The examiner rejected the application with tenuous reasoning. The flaws in the rejection are apparent almost without even looking to the references - in addition to combining various references, the Examiner further asserts that certain missing claim limitations are inherent, with the applicant having the burden to establish otherwise:
The problems here are many. As an initial matter, the idea that a product produced by a process that is identical to a process disclosed in the prior art is not even applicable here. Neither cited art disclosed the same process used in the application - so asserting that the applicant now had the burden makes no sense.
That is precisely what the Board explained, citing the in re King and in re Best.
One point of confusion with this citation is that in re King relates to the idea that when a structure in the prior art necessarily functions in accordance with the limitations of a process or method claim of an application, the claim is anticipated. That is not applicable here - the claim at issue is a device claim, not a method claim.

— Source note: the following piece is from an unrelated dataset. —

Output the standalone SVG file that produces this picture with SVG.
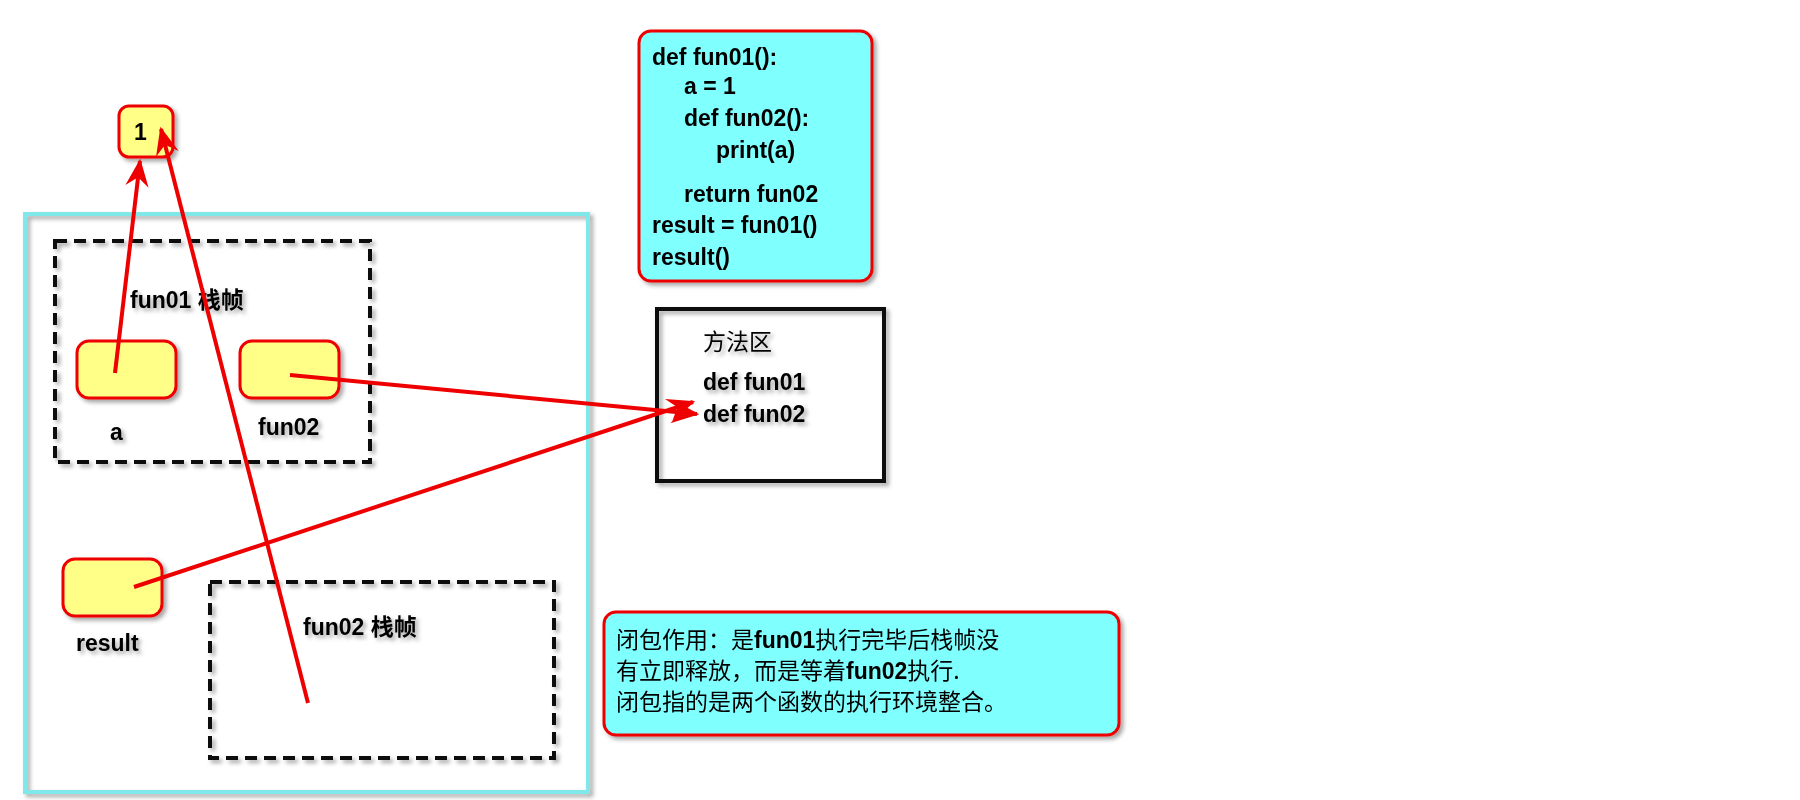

As to in re Best, that case is one where the claimed and prior art products are identical or substantially identical, or are produced by identical or substantially identical processes, enabling the PTO to require an applicant to prove that the prior art products do not necessarily or inherently possess the characteristics of the claimed product. Thus, this requires the examiner prove those facts. Here, the examiner essentially relies on the fact that because the prior art membrane had a thickness within the claimed range, it would necessarily have the other properties. That reasoning is flawed and does not track the case law - the examiner must prove that the disclosed process of making that membrane is the same as the one used in the application. In this case, not only did the examiner fail to prove that fact, the evidence in the prior art actually pointed away from that conclusion.
So, when an examiner tries to use the notion that the prior art inherently has a claimed property remember the applicable case law and that the examiner has the initial burden to first establish identical processes. Evidence of differences prevents the burden shift in first place. Be careful when an examiner cites MPEP 2112 and never accept an improper burden shift because at that point it becomes very difficult to overcome the rejection.